RECORDED DATA ::
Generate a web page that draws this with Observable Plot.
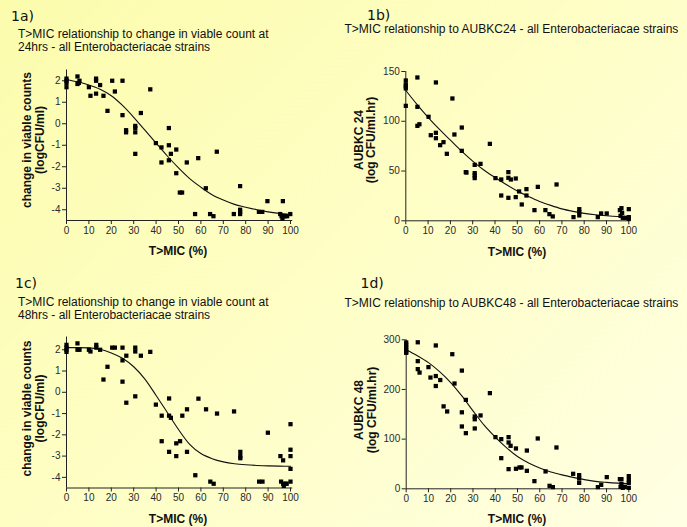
<!DOCTYPE html>
<html><head><meta charset="utf-8">
<script src="https://cdn.jsdelivr.net/npm/d3@7"></script>
<script src="https://cdn.jsdelivr.net/npm/@observablehq/plot@0.6"></script>
<style>
body{margin:0;}
#page{position:relative;width:687px;height:527px;overflow:hidden;background:linear-gradient(135deg,#fcfcad 0%,#fefec6 50%,#ffffe4 100%);}
.panel{position:absolute;}
#overlay{position:absolute;left:0;top:0;}
</style></head><body><div id="page"></div><script>
// ---- data ----
const xTicks = [0,10,20,30,40,50,60,70,80,90,100];
const changeTicks = [-4,-3,-2,-1,0,1,2];
const aubkc24Ticks = [0,50,100,150];
const aubkc48Ticks = [0,100,200,300];
const fitX = [0,5,10,15,20,25,30,35,40,45,50,55,60,65,70,75,80,85,90,95,100];

// 1a: T>MIC vs change in viable count at 24 h
const points24 = [[0,2.1],[0,2.0],[0,1.9],[0,1.7],[4.9,2.2],[4.9,1.85],[5.8,2.0],[5.5,1.9],[10,1.7],[10.7,1.3],[13.2,2.1],[13.2,2.0],[13.2,1.4],[15,1.8],[16.5,1.3],[18.3,0.6],[20.4,2.0],[21.6,1.5],[25,2.0],[25,0.4],[26.6,-0.3],[26.6,-0.4],[30.7,-0.1],[30.7,-0.2],[30.7,-0.4],[30.7,-1.4],[33.2,0.5],[37.4,1.6],[39.9,-0.9],[42.4,-1.1],[42.4,-1.8],[45.7,-0.2],[45.7,-1.0],[45.7,-1.7],[46.6,-1.4],[49,-1.2],[49,-2.3],[50.6,-3.2],[51.6,-3.2],[53.7,-1.8],[57.4,-4.2],[58.8,-1.6],[62.2,-3.0],[64.1,-4.2],[65.6,-4.3],[67.1,-1.3],[74.7,-4.2],[77.5,-2.9],[77.5,-4.0],[77.5,-4.1],[77.5,-4.2],[85.9,-4.1],[87.4,-4.1],[89.7,-3.6],[95.4,-4.2],[96,-4.3],[96.4,-4.4],[96.6,-3.6],[97,-4.3],[97.6,-4.3],[98.5,-4.3],[99.9,-4.2]];
const fit24 = [2.05,1.95,1.8,1.6,1.3,0.85,0.3,-0.3,-0.9,-1.5,-2.05,-2.55,-2.95,-3.3,-3.55,-3.75,-3.88,-4.0,-4.1,-4.17,-4.22];

// 1b: T>MIC vs AUBKC24
const pointsAU24 = [[0,141],[0,137],[0,135],[0,133],[0,115.5],[5.2,144],[5.2,114.5],[5.2,95.4],[6.1,97],[10.2,104.5],[11.2,86],[13.5,139],[13.5,88.4],[13.5,83],[15.4,76],[16.9,79],[18.4,67.3],[20.9,122.9],[21.8,86.7],[25.1,93.7],[25.1,70.3],[26.9,48.9],[27.2,48.5],[30.9,56.2],[30.9,47.9],[30.9,45.5],[30.9,42.9],[33.5,57.2],[37.7,77.3],[40.2,42.9],[42.8,41.5],[42.8,25.4],[46,48.9],[46,43.2],[46,23.1],[47.1,41.5],[49.3,42.5],[49.3,23.8],[50.8,29.5],[52,16.4],[54.1,31.8],[54.1,25.4],[57.7,10.7],[59.2,34.1],[62.6,10.7],[64.4,6.7],[65.9,4.4],[67.6,36.5],[75.2,3.7],[77.8,11.7],[77.8,8.7],[77.8,5.4],[86.1,3.7],[87.6,7.4],[90.1,7.4],[96,10.7],[96.3,5],[96.7,12.7],[97,8],[97.3,3],[98.5,3],[100,11.7],[100,3.7],[100,2]];
const fitAU24 = [131,117,104,92,81,70,60,51,43.5,36.5,30,24.5,19.5,15.5,12,9.5,7.5,6,5,4.3,4];

// 1c: T>MIC vs change in viable count at 48 h
const points48 = [[0,2.23],[0,2.1],[0,2.0],[0,1.9],[4.9,2.3],[4.9,2.0],[5.8,2.0],[10,2.0],[10.7,1.92],[13.3,2.23],[13.3,2.1],[15,2.0],[16.5,0.6],[18.3,1.2],[20.4,2.1],[21.6,2.1],[25,2.1],[25,1.5],[25,0.5],[26.7,1.72],[26.7,-0.49],[30.7,2.1],[30.7,1.92],[30.7,-0.19],[33.2,1.72],[37.4,1.9],[39.9,-0.58],[42.5,-1.1],[42.5,-2.3],[45.8,-0.29],[45.8,-1.1],[45.8,-2.8],[46.6,-1.2],[49,-2.4],[49,-3.0],[50.7,-2.3],[51.7,-1.1],[53.8,-0.8],[53.8,-2.8],[57.5,-3.9],[58.9,-0.3],[62.3,-0.8],[64.2,-4.2],[65.7,-4.3],[67.2,-1.0],[74.8,-0.9],[77.6,-2.8],[77.6,-3.0],[77.6,-3.1],[86,-4.2],[87.5,-4.2],[89.9,-1.9],[95.5,-3.0],[95.8,-4.2],[96.7,-3.2],[96.7,-4.3],[97,-4.4],[97.8,-4.3],[98.3,-4.3],[100,-1.5],[100,-2.7],[100,-3.0],[100,-3.6],[100,-4.2]];
const fit48 = [2.1,2.1,2.09,2.02,1.85,1.6,1.2,0.62,-0.15,-0.95,-1.75,-2.45,-2.88,-3.12,-3.27,-3.36,-3.41,-3.44,-3.46,-3.47,-3.48];

// 1d: T>MIC vs AUBKC48
const pointsAU48 = [[0,294.6],[0,290],[0,285],[0,280.5],[0,275.8],[0,273.8],[5.2,295],[5.2,257],[5.2,241],[6,234],[10,245],[10.9,224],[13.3,288.6],[13.3,227],[13.3,207],[15.3,219],[16.8,166],[18.4,155.7],[20.7,271],[21.7,212],[25,238],[25,154],[25,125.5],[26.8,179],[26.8,112],[30.8,145.6],[30.8,140],[30.8,121.5],[33.4,147.7],[37.6,192.6],[40.1,104],[42.7,100],[42.7,61.7],[46,104],[46,93.3],[46,39.6],[46.9,86.6],[49.3,81.2],[49.3,40.3],[50.9,43],[51.8,43],[54.2,77],[54.2,36.2],[57.6,15.4],[59.1,101.3],[62.6,35],[64.4,6],[65.9,3.4],[67.5,83.2],[75,30.2],[77.7,27.5],[77.7,20.8],[77.7,12],[86.1,3.4],[87.6,8],[90.1,23.5],[96,19.5],[96.3,4],[96.7,19.5],[96.7,10],[97.3,2],[98.2,4],[100,25.5],[100,18],[100,12],[100,2]];
const fitAU48 = [280,268,254,236,214,187,157,128,104,83,65,52,42,34,28,23,18.5,15,13,11.5,10.5];

// ---- layout ----
const page = document.getElementById("page");
const panels = [
  {pts: points24, fit: fit24, yDomain: [-4.5, 2.5], yTicks: changeTicks, left: 0, top: 0, width: 344, height: 264, mL: 66, mR: 54, mT: 69.5, mB: 44},
  {pts: pointsAU24, fit: fitAU24, yDomain: [0, 150], yTicks: aubkc24Ticks, left: 344, top: 0, width: 343, height: 264, mL: 61.3, mR: 58.7, mT: 71, mB: 43.7},
  {pts: points48, fit: fit48, yDomain: [-4.5, 2.6], yTicks: changeTicks, left: 0, top: 264, width: 344, height: 263, mL: 66, mR: 54, mT: 72.5, mB: 39.5},
  {pts: pointsAU48, fit: fitAU48, yDomain: [0, 300], yTicks: aubkc48Ticks, left: 344, top: 264, width: 343, height: 263, mL: 61.7, mR: 58.7, mT: 75.3, mB: 38.7}
];

for (const p of panels) {
  const curve = fitX.map((x, i) => ({x, y: p.fit[i]}));
  const chart = Plot.plot({
    width: p.width, height: p.height,
    marginLeft: p.mL, marginRight: p.mR, marginTop: p.mT, marginBottom: p.mB,
    style: {background: "transparent", fontFamily: "'Liberation Sans', Arial, sans-serif", fontSize: "10px", color: "#2a2a2a", overflow: "visible"},
    x: {domain: [0, 100]},
    y: {domain: p.yDomain},
    marks: [
      Plot.ruleX([0], {stroke: "#222", strokeWidth: 1}),
      Plot.ruleY([p.yDomain[0]], {x1: 0, x2: 101, stroke: "#222", strokeWidth: 1}),
      Plot.axisX({ticks: xTicks, tickSize: 4, tickPadding: 2, tickFormat: d => String(d), label: null, stroke: "#222"}),
      Plot.axisY({ticks: p.yTicks, tickSize: 4, tickPadding: 2, tickFormat: d => String(d), label: null, stroke: "#222"}),
      Plot.line(curve, {x: "x", y: "y", curve: "monotone-x", stroke: "#111", strokeWidth: 1.1}),
      Plot.dot(p.pts, {x: d => d[0], y: d => d[1], symbol: "square", r: 2.4, fill: "#000", stroke: null})
    ]
  });
  chart.classList.add("panel");
  chart.style.left = p.left + "px";
  chart.style.top = p.top + "px";
  chart.style.position = "absolute";
  page.appendChild(chart);
}

// ---- text overlay (titles, subtitles, axis titles) ----
const headings = [
  {t: "1a)", x: 11, y: 20.5}, {t: "1b)", x: 367, y: 20}, {t: "1c)", x: 15, y: 287.5}, {t: "1d)", x: 360.5, y: 288}
];
const subtitles = [
  {t: "T>MIC relationship to change in viable count at", x: 18, y: 37.5, s: 12},
  {t: "24hrs - all Enterobacteriacae strains", x: 18, y: 51, s: 12},
  {t: "T>MIC relationship to AUBKC24 - all Enterobacteriacae strains", x: 344.5, y: 32.5, s: 12},
  {t: "T>MIC relationship to change in viable count at", x: 18, y: 305.5, s: 12},
  {t: "48hrs - all Enterobacteriacae strains", x: 18, y: 319, s: 12},
  {t: "T>MIC relationship to AUBKC48 - all Enterobacteriacae strains", x: 344.5, y: 306.5, s: 12}
];
const xTitles = [
  {t: "T>MIC (%)", x: 178, y: 254.5}, {t: "T>MIC (%)", x: 517, y: 255.5},
  {t: "T>MIC (%)", x: 178, y: 523}, {t: "T>MIC (%)", x: 517, y: 523}
];
const yTitles = [
  {t: "change in viable counts", x: 30.5, y: 140}, {t: "(logCFU/ml)", x: 43.5, y: 140},
  {t: "AUBKC 24", x: 362.5, y: 140}, {t: "(log CFU/ml.hr)", x: 375, y: 140},
  {t: "change in viable counts", x: 30.5, y: 408.5}, {t: "(logCFU/ml)", x: 43.5, y: 408.5},
  {t: "AUBKC 48", x: 363, y: 410}, {t: "(log CFU/ml.hr)", x: 375.5, y: 410}
];
const svg = d3.select(page).append("svg").attr("id", "overlay").attr("width", 687).attr("height", 527);
svg.selectAll("text.h").data(headings).join("text").attr("class", "h")
  .attr("x", d => d.x).attr("y", d => d.y).text(d => d.t)
  .attr("font-family", "'DejaVu Sans', sans-serif").attr("font-size", 14).attr("fill", "#111");
svg.selectAll("text.s").data(subtitles).join("text").attr("class", "s")
  .attr("x", d => d.x).attr("y", d => d.y).text(d => d.t)
  .attr("font-family", "'Liberation Sans', Arial, sans-serif").attr("font-size", d => d.s).attr("fill", "#111");
svg.selectAll("text.xt").data(xTitles).join("text").attr("class", "xt")
  .attr("x", d => d.x).attr("y", d => d.y).attr("text-anchor", "middle").text(d => d.t)
  .attr("font-family", "'Liberation Sans', Arial, sans-serif").attr("font-size", 12).attr("font-weight", "bold").attr("fill", "#111");
svg.selectAll("text.yt").data(yTitles).join("text").attr("class", "yt")
  .attr("transform", d => `translate(${d.x},${d.y}) rotate(-90)`).attr("text-anchor", "middle").text(d => d.t)
  .attr("font-family", "'Liberation Sans', Arial, sans-serif").attr("font-size", 12).attr("font-weight", "bold").attr("fill", "#111");
</script></body></html>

WHAT IS REQUIRED :: Copy out every line of the listing that contains the string "page".

CORRECT RESPONSE ::
Generate a web page that draws this with Observable Plot.
#page{position:relative;width:687px;height:527px;overflow:hidden;background:linear-gradient(135deg,#fcfcad 0%,#fefec6 50%,#ffffe4 100%);}
</style></head><body><div id="page"></div><script>
const page = document.getElementById("page");
  page.appendChild(chart);
const svg = d3.select(page).append("svg").attr("id", "overlay").attr("width", 687).attr("height", 527);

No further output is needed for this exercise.